Several analyses show that the mild winter boosted job growth by as much as 75,000 positions—an artificial inflation that economists say will be paid back in the coming months. Translation: The recent surge in hiring may not be as strong as it looks.“We’re thinking that the economic data is going to lose some momentum from here going forward,” said Bob Baur,chief global economist for Principal Global Investors.
According to weather consulting firm Planalytics, March was the warmest on record in 50 years. Several major cities experienced their warmest March in 118 years, including Chicago, Detroit, Minneapolis and Oklahoma City.
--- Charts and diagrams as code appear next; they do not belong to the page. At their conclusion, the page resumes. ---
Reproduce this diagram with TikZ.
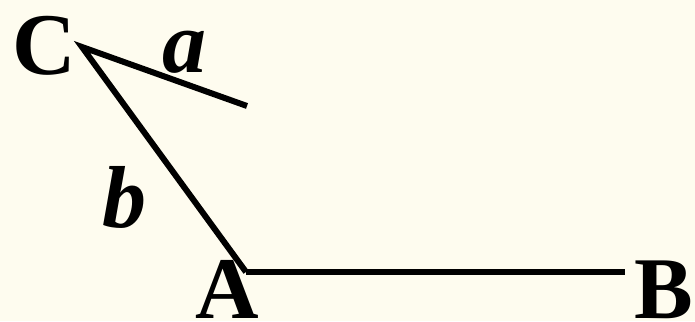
\documentclass[tikz,border=0pt]{standalone}
\usepackage{fontspec}
\setmainfont{Liberation Serif}
\definecolor{bgcream}{HTML}{FEFCEF}
\tikzset{
  side/.style={line width=6pt,line join=miter},
  lbl/.style={anchor=base,inner sep=0pt,font=\fontsize{88}{88}\selectfont\bfseries},
  lblit/.style={lbl,font=\fontsize{88}{88}\selectfont\bfseries\itshape}
}
\begin{document}
\begin{tikzpicture}[x=1pt,y=1pt]
  \useasboundingbox (0,0) rectangle (695,321);
  \fill[bgcream] (0,0) rectangle (695,321);
  % vertices
  \coordinate (C) at (82,274);
  \coordinate (aend) at (247,215);
  \coordinate (A) at (246,49);
  \coordinate (B) at (625,49);
  \draw[side] (aend) -- (C) -- (A);
  \draw[side] (A) -- (B);
  % labels
  \node[lbl] (labC) at (44,246) {C};
  \node[lblit] (laba) at (184,248) {a};
  \node[lblit] (labb) at (124,93) {b};
  \node[lbl] (labA) at (227,3) {A};
  \node[lbl] (labB) at (664,3) {B};
\end{tikzpicture}
\end{document}
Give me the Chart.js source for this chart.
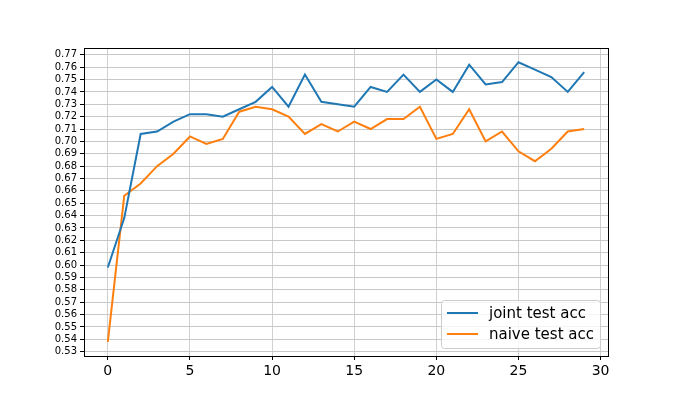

Temperatures in those areas were about 15 degrees higher than average.
For many people, that meant an early debut of open-toed shoes and dinners al fresco, an early mulching and spring cleaning. It also meant more jobs for construction workers and retail employees to keep pace with demand. Planalytics said demand for lawn mowers jumped 40 percent last month, demand for sun care was up 17 percent and demand for bottled water rose 5 percent.
For economists, it meant a statistical nightmare.
Typically, these bumps in demand are evened out through a process called seasonal adjustment. That allows researchers to compare one month’s economic activity with the next for a more accurate picture of the nation’s health. But this year’s weather was so abnormal that those models fell short, and economists are now scrambling to figure out how much of growth over the past three months was simply due to a glitch in their systems.
“When the weather does not follow a normal seasonal pattern, then the seasonal adjustment cannot adjust for it,” said Chris Varvares, senior managing director and co-founder of Macroeconomic Advisers.
Varvares’s firm estimates that 30 percent of the 227,000 jobs added in February were the result of warmer weather. An analysis by Goldman Sachs found that the average monthly job growth between December and February was actually 210,000 when weather is factored in, not 245,000.
Economists are quick to note that even the revised numbers aren’t bad — they’re just not great. And that may help explain why recent data on consumer spending, manufacturing and jobs have looked rosier than actual economic growth would suggest.
Forecasts for the nation’s gross domestic product during the first quarter hover around 2 percent — a middling number at best. Somewhere, there is a disconnect, and Mother Nature is a valid scapegoat.
But unraveling the impact of weather is not always easy. Macroeconomic Advisers initially predicted that as many as 58,000 jobs may not have materialized in March because they were already taken in February. But then it hedged the bet as March turned out unseasonably warm as well.
On Friday, the Labor Department reported that the job market slowed in March as employers expanded payrolls by 120,000 jobs, falling short of expectations.
Varvares said the labor market boost from the mild winter will eventually even itself out. Though that may mean dips in job growth in coming months, the fact that workers found jobs earlier in the year — and pocketed a few more paychecks — could wind up being a net benefit to the economy, he said.
And despite the hand-wringing over the weather, economists seem to agree that the fundamentals of the recovery are solid. Baur believes that the second half of the year will pick up steam as state and local governments enjoy rebounds in tax revenue and layoffs slow down.